Thursday, August 09, 2007

44 Scotland Street by Alexander McCall Smith

The denizens of the flats at 44 Scotland St., Edinburgh, are a funny bunch, and I liked getting to know them. They get up to some things that lurk just this side of ridiculous, and sometimes cross over into farce. McCall Smith wrote this book in serial form for The Scotsman, an Edinburgh newspaper, an episode a day, each one only a few pages long. I get the feeling there are a lot of Edinburgh in-jokes sprinkled throughout the story. But it didn’t bother me, or reduce my enjoyment. It just made me envy the readers of The Scotsman and wish my newspaper would do something similar.

44 Scotland Street features mysterious tunnels, secret societies, Presybterian fatwas, an abstract Vettriano, a winking dog, unconventional child-rearing techniques, stolen underwear, Ian Rankin in a hot tub, and lots of hair gel. I didn’t think this book was as funny as his series about the German philology professor, or the No. 1 Ladies’ Detective Agency books, but it was still good, good enough for me to look forward to the next volume, Espresso Tales.

This was an audiobook, and it took me forever to finish – months, I think. I wasn’t crazy about the reader. He used a high thin voice to read the women’s parts and I found that to be distractingly artificial, and resulted in the women characters all sounding naïve and unsure of themselves. In the case of Pat, a young woman "on her second gap year” this approach fit her personality, but the other women characters (who were supposed to be older and stronger) were disserved by it.
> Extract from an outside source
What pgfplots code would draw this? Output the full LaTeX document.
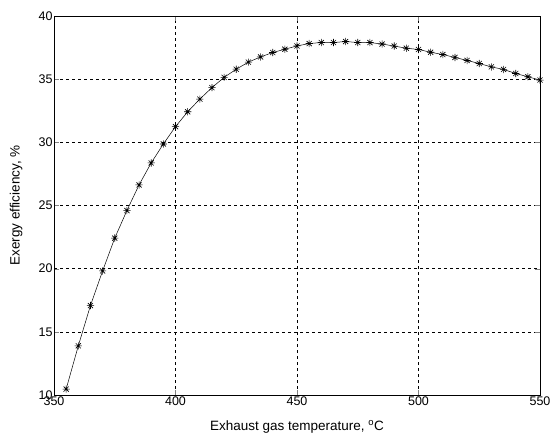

Someone spilled milk on my laptop computer (I know who, I'm just not saying). The damage seems to be confined to the keyboard, and I’ve ordered a new one (a keyboard, not an entire new laptop). The laptop computer stores all my ripped audiobooks, so I can’t begin another until I get this problem sorted out. It’s been too hot to walk to work anyway, so my available listening time is pretty minimal.

(Book 35, 2007)

1 comments:

Anonymous said...

Sounds like an interesting tale, and I wish our papers would do that too! I agree, the voice thing would annoy me too.